Containment was same old. My flirty friend is back. I don't think he actually went to prison, but the kids sure thought it was great that a classmate might be in the slammer. He was not so bold today. He only said "thank you" to me when I brought him the reading chart he missed last week. So something happened. I'm having a hard time staying emotionally detached from the students. I worry about them all, and some are clearly having a harder time getting by financially and emotionally than others. So I hope my alleged jailbird didn't have too rough of a weekend.

No third period today because Tuesdays are shorter days for teacher in-service. Woo-hoo!

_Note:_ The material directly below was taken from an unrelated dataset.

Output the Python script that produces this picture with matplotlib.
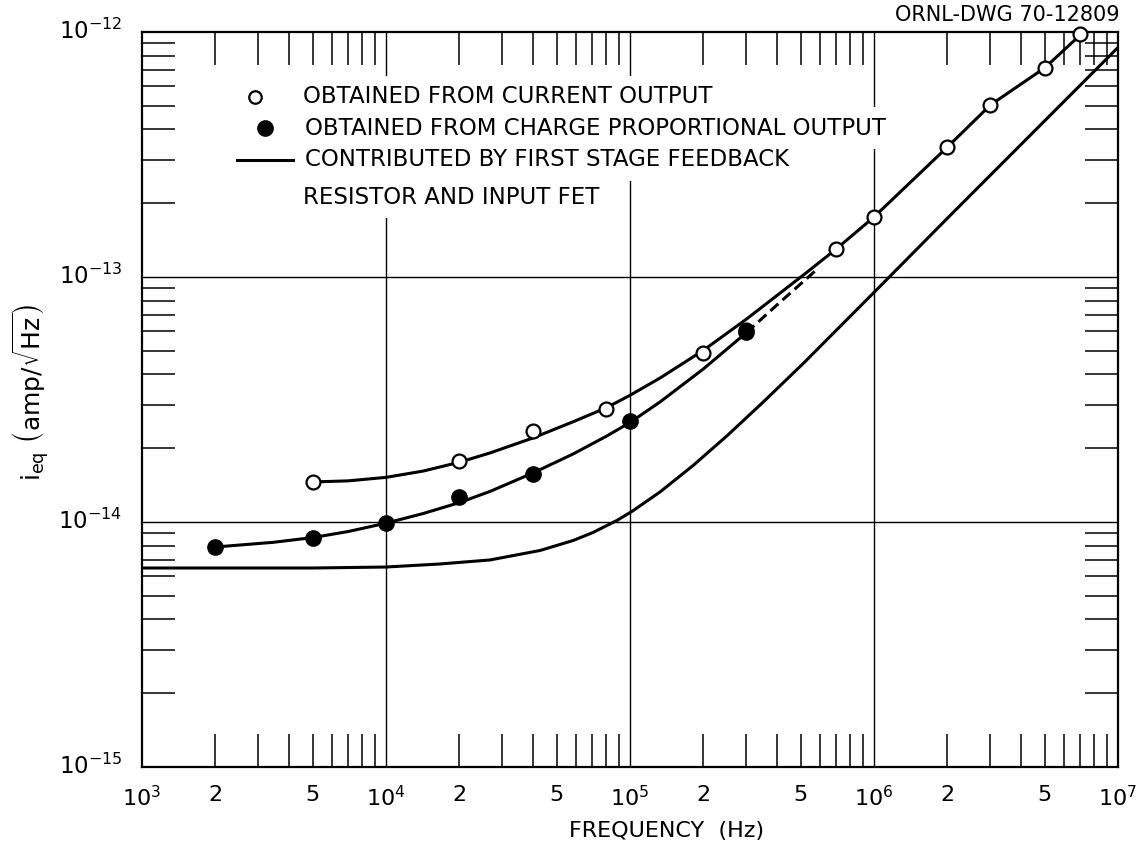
import matplotlib
matplotlib.use("Agg")
import matplotlib.pyplot as plt
from matplotlib.ticker import FixedLocator, NullFormatter, FixedFormatter, LogLocator
from matplotlib.transforms import ScaledTranslation

plt.rcParams["font.family"] = "DejaVu Sans"
plt.rcParams["mathtext.default"] = "regular"
plt.rcParams["mathtext.fontset"] = "dejavusans"

# Measured points: current output (open) and charge-proportional output (filled)
freq_current = [5e3, 2e4, 4e4, 8e4, 2e5, 3e5, 7e5, 1e6, 2e6, 3e6, 5e6, 7e6]
ieq_current = [1.455e-14, 1.77e-14, 2.35e-14, 2.89e-14, 4.9e-14, 6.08e-14,
               1.30e-13, 1.76e-13, 3.4e-13, 5.04e-13, 7.13e-13, 9.8e-13]

freq_charge = [2e3, 5e3, 1e4, 2e4, 4e4, 1e5, 3e5]
ieq_charge = [7.9e-15, 8.6e-15, 9.9e-15, 1.265e-14, 1.57e-14, 2.58e-14, 5.97e-14]

# Hand-drawn curve through the current-output points
curve_current_f = [5e3, 7e3, 1e4, 1.42e4, 2e4, 2.67e4, 4e4, 5.84e4, 8e4, 1e5,
                   1.33e5, 2e5, 3e5, 5.2e5, 7e5, 1e6, 2e6, 3e6, 5e6, 7e6]
curve_current_i = [1.457e-14, 1.472e-14, 1.521e-14, 1.614e-14, 1.754e-14,
                   1.914e-14, 2.203e-14, 2.564e-14, 2.927e-14, 3.289e-14,
                   3.873e-14, 5.023e-14, 6.730e-14, 1.0285e-13, 1.301e-13,
                   1.758e-13, 3.394e-13, 5.035e-13, 7.13e-13, 9.72e-13]

# Hand-drawn curve through the charge-output points
curve_charge_f = [2e3, 3.44e3, 5e3, 7e3, 1e4, 1.42e4, 2e4, 2.67e4, 4e4, 5.84e4,
                  8e4, 1e5, 1.33e5, 2e5, 3e5]
curve_charge_i = [7.907e-15, 8.259e-15, 8.636e-15, 9.144e-15, 9.890e-15,
                  1.083e-14, 1.200e-14, 1.333e-14, 1.585e-14, 1.894e-14,
                  2.239e-14, 2.547e-14, 3.094e-14, 4.217e-14, 5.927e-14]

# Dashed extension of the charge-output curve
curve_charge_ext_f = [3e5, 4e5, 5.8e5]
curve_charge_ext_i = [5.927e-14, 7.686e-14, 1.068e-13]

# Contribution of first-stage feedback resistor and input FET
curve_fet_f = [1e3, 5e3, 1e4, 1.665e4, 2.67e4, 4.28e4, 5.84e4, 7.05e4, 8.85e4,
               1.02e5, 1.33e5, 1.813e5, 2.5e5, 3.51e5, 5.12e5, 1.03e6, 2.07e6,
               5.07e6, 1e7]
curve_fet_i = [6.49e-15, 6.49e-15, 6.55e-15, 6.74e-15, 7.0e-15, 7.652e-15,
               8.401e-15, 9.059e-15, 1.0153e-14, 1.1055e-14, 1.328e-14,
               1.700e-14, 2.250e-14, 3.083e-14, 4.43e-14, 8.91e-14, 1.799e-13,
               4.395e-13, 8.65e-13]

x_tick_values = [1e3, 2e3, 5e3, 1e4, 2e4, 5e4, 1e5, 2e5, 5e5, 1e6, 2e6, 5e6, 1e7]
x_tick_labels = ["$10^{3}$", "2", "5", "$10^{4}$", "2", "5", "$10^{5}$", "2", "5",
                 "$10^{6}$", "2", "5", "$10^{7}$"]
y_tick_values = [1e-15, 1e-14, 1e-13, 1e-12]
y_tick_labels = ["$10^{-15}$", "$10^{-14}$", "$10^{-13}$", "$10^{-12}$"]
x_grid = [1e4, 1e5, 1e6]
y_grid = [1e-14, 1e-13]

legend_labels = ["OBTAINED FROM CURRENT OUTPUT",
                 "OBTAINED FROM CHARGE PROPORTIONAL OUTPUT",
                 "CONTRIBUTED BY FIRST STAGE FEEDBACK",
                 "RESISTOR AND INPUT FET"]

fig = plt.figure(figsize=(11.48, 8.49), dpi=100)
ax = fig.add_axes([142 / 1148, 1 - 767 / 849, 976 / 1148, 735 / 849])
ax.set_xscale("log")
ax.set_yscale("log")
ax.set_xlim(1e3, 1e7)
ax.set_ylim(1e-15, 1e-12)

for s in ax.spines.values():
    s.set_linewidth(1.6)

# decade grid lines
for xv in x_grid:
    ax.axvline(xv, color="black", linewidth=1.0, zorder=1)
for yv in y_grid:
    ax.axhline(yv, color="black", linewidth=1.0, zorder=1)

# labelled positions carry no tick mark
ax.xaxis.set_major_locator(FixedLocator(x_tick_values))
ax.xaxis.set_major_formatter(FixedFormatter(x_tick_labels))
ax.yaxis.set_major_locator(FixedLocator(y_tick_values))
ax.yaxis.set_major_formatter(FixedFormatter(y_tick_labels))
ax.tick_params(axis="x", which="major", length=0, pad=13, labelsize=16)
ax.tick_params(axis="y", which="major", length=0, pad=14, labelsize=16.5)

# long inward minor ticks on all four sides
ax.xaxis.remove_overlapping_locs = False
ax.yaxis.remove_overlapping_locs = False
ax.xaxis.set_minor_locator(LogLocator(base=10, subs=range(2, 10), numticks=20))
ax.yaxis.set_minor_locator(LogLocator(base=10, subs=range(2, 10), numticks=20))
ax.xaxis.set_minor_formatter(NullFormatter())
ax.yaxis.set_minor_formatter(NullFormatter())
ax.tick_params(which="minor", direction="in", length=24, width=1.1,
               top=True, bottom=True, left=True, right=True, color="black")

# y labels sit slightly above their grid line
shift_up = ScaledTranslation(0, 3 / 100, fig.dpi_scale_trans)
for lab in ax.get_yticklabels():
    lab.set_transform(lab.get_transform() + shift_up)

lw = 2.2
line_kw = dict(color="black", lw=lw, zorder=3, solid_capstyle="round",
               solid_joinstyle="round")
ax.plot(curve_fet_f, curve_fet_i, **line_kw)
ax.plot(curve_current_f, curve_current_i, **line_kw)
ax.plot(curve_charge_f, curve_charge_i, **line_kw)
ax.plot(curve_charge_ext_f, curve_charge_ext_i, color="black", lw=lw, zorder=3,
        linestyle=(0, (3.5, 1.8)))

ax.plot(freq_current, ieq_current, "o", ms=10, mfc="white", mec="black",
        mew=1.6, zorder=5, clip_on=False)
ax.plot(freq_charge, ieq_charge, "o", ms=11, mfc="black", mec="black",
        zorder=6, clip_on=False)

# key
txt_kw = dict(transform=ax.transAxes, fontsize=16.5, va="center", ha="left",
              zorder=4, bbox=dict(facecolor="white", edgecolor="none", pad=7))
ax.plot([0.1158], [0.9116], "o", ms=9, mfc="white", mec="black", mew=1.6,
        transform=ax.transAxes, zorder=5)
ax.text(0.165, 0.9116, legend_labels[0], **txt_kw)
ax.plot([0.1260], [0.8690], "o", ms=11, mfc="black", mec="black",
        transform=ax.transAxes, zorder=5)
ax.text(0.167, 0.8690, legend_labels[1], **txt_kw)
ax.plot([0.0973, 0.1547], [0.826, 0.826], color="black", lw=lw,
        transform=ax.transAxes, zorder=5)
ax.text(0.167, 0.826, legend_labels[2], **txt_kw)
ax.text(0.165, 0.7755, legend_labels[3], **txt_kw)

ax.set_xlabel("FREQUENCY  (Hz)", fontsize=16)
ax.xaxis.set_label_coords(0.537, -0.0735)
ax.set_ylabel(r"$i_{eq}\ \left(\mathrm{amp}/\sqrt{\mathrm{Hz}}\right)$",
              fontsize=18, va="center")
ax.yaxis.set_label_coords(-0.113, 0.51)

fig.text(1120 / 1148, 1 - 15 / 849, "ORNL-DWG 70-12809", ha="right",
         va="center", fontsize=15)

fig.savefig("out.png", dpi=100, facecolor="white")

And last but not least, my beloved fourth period freshmen. I graded their paragraphs they wrote last week for a school-mandated prompt. The paragraphs are graded on a 1 to 4 scale, with 4 being exceptional. A 3 is a school-wide goal for our students. The school assumes they will hit about a 2 on their first shot, and many students will get a 1 if they don't really try at all. Well, I taught my kids exactly what they would need to do to get a 3, and though that felt odd at first and I wanted to "teach to the 4!" I knew I had to be realistic. Well, I had to give my whole class 2s, and I gave them good reasons for the scores they received, so the revisions should turn out really well. Anyway, one lone student, a shy girl from the left corner of the class, wrote a solid 3 paragraph. I was so proud! I asked her if she would read it to the class, but she said she would prefer if I just read it. I did, and her neighbors figured out that it was hers and made a fuss. To see her straighten up and look proud, if a little sheepish, was awesome. I wish all of my students could feel like that every day. I try to make them feel like they can do anything if they try hard enough, but sometimes I feel spread so thin that I worry I'm not reaching them all. And I only really have one class! Still, they're "mine," and I hope I don't lose their interest over the next couple of weeks...

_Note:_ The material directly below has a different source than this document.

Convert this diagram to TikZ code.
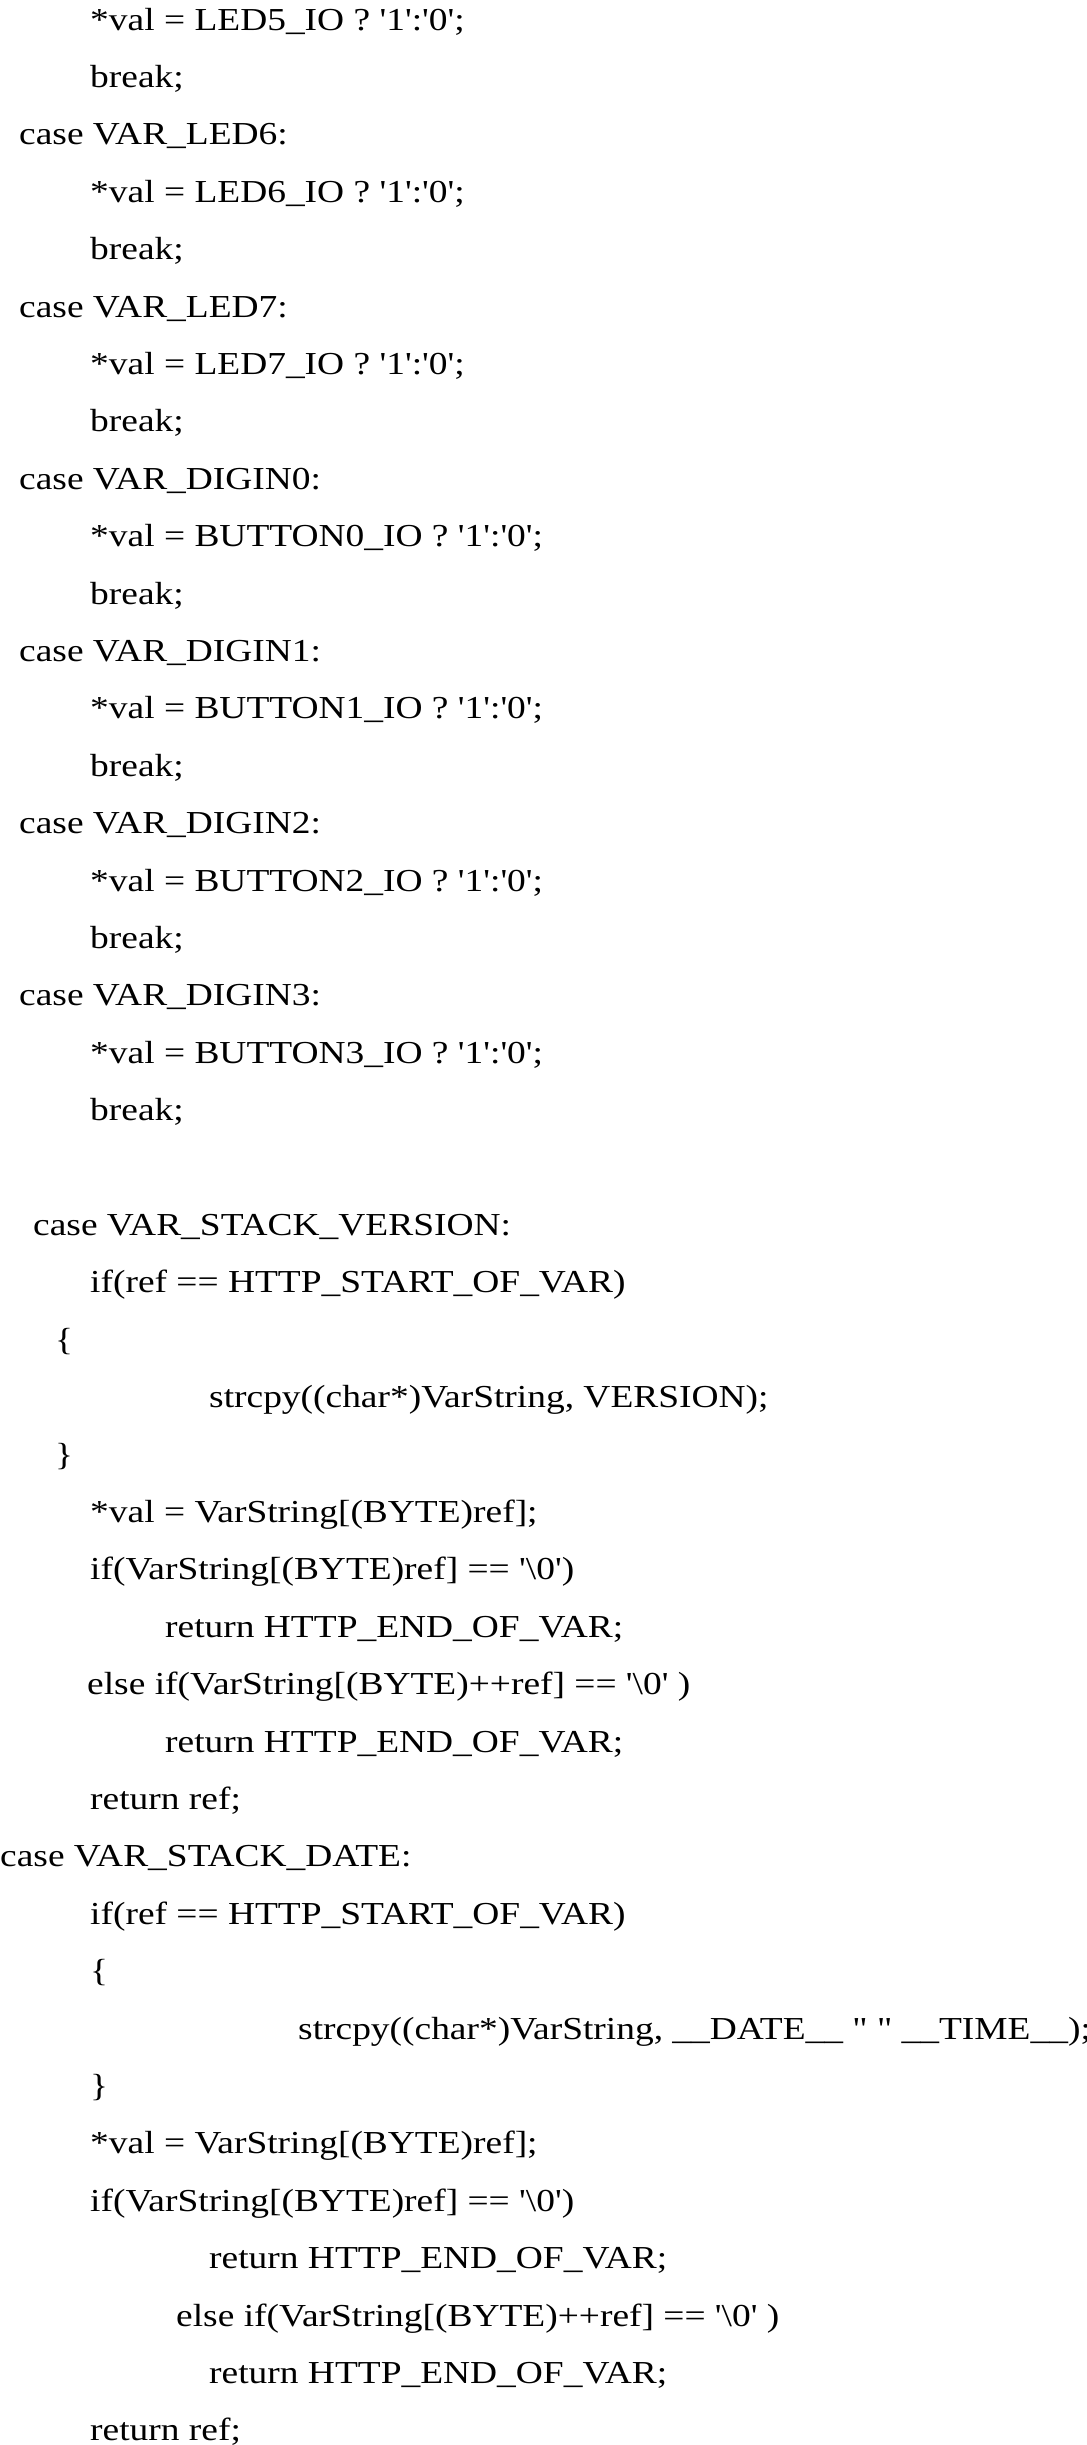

No Shule tomorrow, so it's me and the sub to keep everyone in line! I'm terrified, but Shule emailed me the lesson plan, so hopefully nothing too catastrophic shall pass between 7:30 and 11:30 tomorrow morning.

Oh, the football incident. I almost forgot. Because Tuesdays are shorter, I also saw Shule's fifth and sixth period classes today. I can't remember which class, but one of the boys had a football and was hucking it to another kid a few seats behind him. I went over and asked him his name. "Juan." Conveniently, after I had called him Juan 17 times, I learned his real name, which was not Juan. Anyway, regardless of his name, I asked him to put the football in his backpack. He responded, "It doesn't fit." I said, "Then give it to me." Aaaand blank stares. Okay. I tried again with his two options. Stares. Hmm...Some teenagers are just indiscriminately mean. I certainly didn't want to stand there hovering over a football, calling a kid by someone else's name, looking like an inept idiot. I feel like I'm reliving eighth grade... Ouch. :(

Thursday, September 13, 2007

"This is soooo ghetto..."

Everything with these kids is "ghetto" or "gay." A friend told me on the phone today that I should have an activity in which they actually have to discover new adjectives that actually do something crazy - describe the object about which they are speaking! Handouts are not ghetto. Overheads are not gay. Geeze.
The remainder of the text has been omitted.